The four options included remaining in a customs union with the EU; membership of the single market with a customs arrangement; putting any agreed deal to a second referendum; and halting Brexit altogether if necessary to avoid leaving the bloc without a deal.

The option that came closest to getting a majority was a proposal to keep Britain in a customs union with the EU, defeated by three votes.

Brexit Secretary Steve Barclay told the House of Commons the default legal position is that the UK will leave the EU in 11 days’ time, and that to secure an extension Britain must provide a “credible” plan.

All 10 MPs from the Northern Irish party propping up British Prime Minister Theresa May’s government voted against the four alternative Brexit options.

May will now seek to break the Brexit deadlock as she gathers her Cabinet for a marathon session of crisis talks in Downing Street on Tuesday.

The Prime Minister and her senior ministers will take stock after MPs again failed to find a majority for a series of alternatives to her Brexit deal.

The first three hours of the five-hour meeting will be without civil servants, fuelling speculation the senior Tories could use the time to consider a snap election, the timing of the Prime Minister’s exit from office or to air the bitter grievances between the cabinet’s Leave and Remain wings.

May’s government and her Conservative Party, which has been trying to contain a schism over Europe for 30 years, are now riven between those who are demanding that May pilot a decisive break with the bloc and those demanding that she rule out such an outcome.

If May were to throw her weight behind either camp, she would risk tearing her party apart and bringing down the government.

Britain had been due to leave the EU on March 29 but the political deadlock in London forced May to ask the bloc for a delay. As things stand, Britain will now depart at 2200 GMT on April 12.

Labour leader Jeremy Corbyn said it was “disappointing” that none of the alternative options had won a majority, but said MPs should have a chance to consider them again on Wednesday.

European Parliament Brexit coordinator Guy Verhofstadt, meanwhile, tweeted: “The House of Commons again votes against all options. A hard Brexit becomes nearly inevitable. On Wednesday, the UK has a last chance to break the deadlock or face the abyss.”

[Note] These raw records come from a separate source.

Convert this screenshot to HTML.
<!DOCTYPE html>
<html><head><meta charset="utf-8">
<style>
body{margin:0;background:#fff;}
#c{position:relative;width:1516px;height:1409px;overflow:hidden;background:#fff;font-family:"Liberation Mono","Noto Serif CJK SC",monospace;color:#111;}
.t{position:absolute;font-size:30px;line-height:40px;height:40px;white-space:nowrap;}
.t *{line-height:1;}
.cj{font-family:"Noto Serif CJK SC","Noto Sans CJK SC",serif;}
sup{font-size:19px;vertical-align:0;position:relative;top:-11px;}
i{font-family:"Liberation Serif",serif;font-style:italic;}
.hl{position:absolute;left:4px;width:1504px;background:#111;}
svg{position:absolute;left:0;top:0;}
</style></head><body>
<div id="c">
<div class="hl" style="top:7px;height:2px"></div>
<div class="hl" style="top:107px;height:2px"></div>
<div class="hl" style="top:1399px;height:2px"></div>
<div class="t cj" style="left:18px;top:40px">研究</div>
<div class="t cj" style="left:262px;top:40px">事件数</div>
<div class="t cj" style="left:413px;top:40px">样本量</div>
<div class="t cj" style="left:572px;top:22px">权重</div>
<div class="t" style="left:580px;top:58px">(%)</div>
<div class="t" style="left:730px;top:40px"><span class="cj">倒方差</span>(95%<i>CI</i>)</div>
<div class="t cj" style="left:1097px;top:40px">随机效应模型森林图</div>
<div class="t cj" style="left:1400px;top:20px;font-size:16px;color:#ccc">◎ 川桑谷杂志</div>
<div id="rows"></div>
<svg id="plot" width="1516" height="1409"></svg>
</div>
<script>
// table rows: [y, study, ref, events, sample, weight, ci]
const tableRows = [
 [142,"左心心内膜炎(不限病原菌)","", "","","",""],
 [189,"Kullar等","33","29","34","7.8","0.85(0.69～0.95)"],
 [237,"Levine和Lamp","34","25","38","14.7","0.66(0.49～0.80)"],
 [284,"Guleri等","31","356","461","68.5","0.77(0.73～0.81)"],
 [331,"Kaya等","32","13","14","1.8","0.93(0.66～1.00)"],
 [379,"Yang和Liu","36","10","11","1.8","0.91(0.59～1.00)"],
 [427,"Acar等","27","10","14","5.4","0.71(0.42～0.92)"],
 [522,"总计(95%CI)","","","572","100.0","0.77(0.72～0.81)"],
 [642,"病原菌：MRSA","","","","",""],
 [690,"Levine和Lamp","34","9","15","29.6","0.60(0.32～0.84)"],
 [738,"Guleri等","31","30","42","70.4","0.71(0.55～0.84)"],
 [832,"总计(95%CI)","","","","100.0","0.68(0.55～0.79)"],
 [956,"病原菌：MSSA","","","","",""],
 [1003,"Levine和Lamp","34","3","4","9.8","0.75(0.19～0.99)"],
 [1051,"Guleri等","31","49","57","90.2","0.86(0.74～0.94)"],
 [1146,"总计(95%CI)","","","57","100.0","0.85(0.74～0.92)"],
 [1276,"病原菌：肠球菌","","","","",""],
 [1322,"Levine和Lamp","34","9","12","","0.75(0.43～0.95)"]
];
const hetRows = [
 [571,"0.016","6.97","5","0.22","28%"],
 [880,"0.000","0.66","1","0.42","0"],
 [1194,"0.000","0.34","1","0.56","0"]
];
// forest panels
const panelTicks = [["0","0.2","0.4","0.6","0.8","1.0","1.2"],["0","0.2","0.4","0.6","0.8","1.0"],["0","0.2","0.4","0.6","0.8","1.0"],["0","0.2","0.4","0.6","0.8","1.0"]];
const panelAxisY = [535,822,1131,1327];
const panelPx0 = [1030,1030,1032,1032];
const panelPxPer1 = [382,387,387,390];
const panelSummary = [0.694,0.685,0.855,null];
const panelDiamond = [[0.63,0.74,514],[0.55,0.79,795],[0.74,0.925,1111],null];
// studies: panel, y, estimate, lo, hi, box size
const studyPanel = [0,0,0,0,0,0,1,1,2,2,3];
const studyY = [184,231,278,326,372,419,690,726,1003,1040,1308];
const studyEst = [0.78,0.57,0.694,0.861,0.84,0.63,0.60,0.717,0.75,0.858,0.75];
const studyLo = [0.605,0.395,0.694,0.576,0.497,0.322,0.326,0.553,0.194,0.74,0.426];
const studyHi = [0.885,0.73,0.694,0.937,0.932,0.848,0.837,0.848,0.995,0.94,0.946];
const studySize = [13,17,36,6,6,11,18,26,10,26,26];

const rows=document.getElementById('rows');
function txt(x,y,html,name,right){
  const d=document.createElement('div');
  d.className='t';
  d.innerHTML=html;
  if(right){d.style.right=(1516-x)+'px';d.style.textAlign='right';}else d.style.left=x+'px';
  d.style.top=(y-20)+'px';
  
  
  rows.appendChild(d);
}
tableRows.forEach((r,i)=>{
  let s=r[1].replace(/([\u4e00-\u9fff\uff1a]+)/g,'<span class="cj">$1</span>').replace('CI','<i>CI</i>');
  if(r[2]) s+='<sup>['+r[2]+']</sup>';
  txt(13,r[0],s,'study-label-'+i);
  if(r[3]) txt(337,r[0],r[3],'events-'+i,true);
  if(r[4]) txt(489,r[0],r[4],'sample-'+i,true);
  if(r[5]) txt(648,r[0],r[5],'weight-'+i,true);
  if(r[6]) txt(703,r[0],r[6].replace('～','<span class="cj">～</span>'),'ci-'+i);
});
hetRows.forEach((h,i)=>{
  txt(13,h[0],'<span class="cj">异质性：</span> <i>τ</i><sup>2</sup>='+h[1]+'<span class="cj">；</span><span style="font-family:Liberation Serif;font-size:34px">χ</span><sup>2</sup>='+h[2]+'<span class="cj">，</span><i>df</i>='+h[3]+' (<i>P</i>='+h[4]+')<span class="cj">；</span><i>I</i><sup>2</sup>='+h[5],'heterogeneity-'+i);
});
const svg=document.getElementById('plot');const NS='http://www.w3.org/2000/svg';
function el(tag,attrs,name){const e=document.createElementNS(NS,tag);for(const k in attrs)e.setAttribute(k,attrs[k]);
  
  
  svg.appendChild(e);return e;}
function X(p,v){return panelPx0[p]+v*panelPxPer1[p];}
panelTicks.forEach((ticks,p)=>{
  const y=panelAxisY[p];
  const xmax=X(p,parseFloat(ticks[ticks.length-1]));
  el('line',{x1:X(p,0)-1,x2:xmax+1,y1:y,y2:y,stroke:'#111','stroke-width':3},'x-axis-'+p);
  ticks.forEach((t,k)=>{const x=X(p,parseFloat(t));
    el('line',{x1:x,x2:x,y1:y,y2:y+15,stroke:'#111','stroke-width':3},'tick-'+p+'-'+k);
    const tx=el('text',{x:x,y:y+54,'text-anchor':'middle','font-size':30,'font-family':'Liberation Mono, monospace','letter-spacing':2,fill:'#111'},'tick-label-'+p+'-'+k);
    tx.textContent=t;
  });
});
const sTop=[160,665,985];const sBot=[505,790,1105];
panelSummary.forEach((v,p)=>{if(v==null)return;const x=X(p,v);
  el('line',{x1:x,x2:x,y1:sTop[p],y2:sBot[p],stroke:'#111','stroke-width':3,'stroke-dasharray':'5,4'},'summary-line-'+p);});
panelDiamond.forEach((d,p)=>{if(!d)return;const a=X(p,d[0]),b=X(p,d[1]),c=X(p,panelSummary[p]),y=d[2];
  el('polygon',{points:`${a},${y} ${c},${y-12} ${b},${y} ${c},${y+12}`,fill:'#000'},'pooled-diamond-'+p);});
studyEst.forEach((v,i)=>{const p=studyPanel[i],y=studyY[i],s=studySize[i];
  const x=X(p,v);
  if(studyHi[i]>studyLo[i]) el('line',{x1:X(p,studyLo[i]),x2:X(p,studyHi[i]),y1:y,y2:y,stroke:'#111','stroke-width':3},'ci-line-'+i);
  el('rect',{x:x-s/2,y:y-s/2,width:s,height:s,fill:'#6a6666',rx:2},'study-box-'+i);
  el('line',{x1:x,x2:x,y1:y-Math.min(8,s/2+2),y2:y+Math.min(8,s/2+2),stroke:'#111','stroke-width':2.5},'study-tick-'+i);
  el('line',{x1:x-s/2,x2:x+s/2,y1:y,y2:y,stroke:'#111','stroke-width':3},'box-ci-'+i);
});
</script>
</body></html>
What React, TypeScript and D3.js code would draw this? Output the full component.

Conservative former minister Nick Boles, raising a point of order, said he can “no longer sit for this party” as it was incapable of compromise and resigned.

Business leaders savaged MPs for the impasse.

Helen Dickinson, chief executive of the British Retail Consortium, said families would suffer with higher prices and less choice without a deal.

“Parliamentarians are playing a reckless game of chicken which will end in disaster unless enough MPs can be persuaded to back a clear outcome which avoids a chaotic no-deal Brexit,” Dickinson said.

Chief executive of London First, Jasmine Whitbread, said: “Once again, Parliament has failed to back a horse and, once again, we find ourselves with only days to go before we are due to leave the EU without a deal – the one thing Parliament does agree we should avoid.

“The Government must now accept the need to ask the EU for a longer extension or better still, revoke Article 50, as that is the only unilateral way to take no deal off the table.”

Food and Drink Federation chief executive Ian Wright said UK business confidence in political leadership was running out, and that the UK needed to request a sufficient extension to Article 50 to “allow a complete rethink”.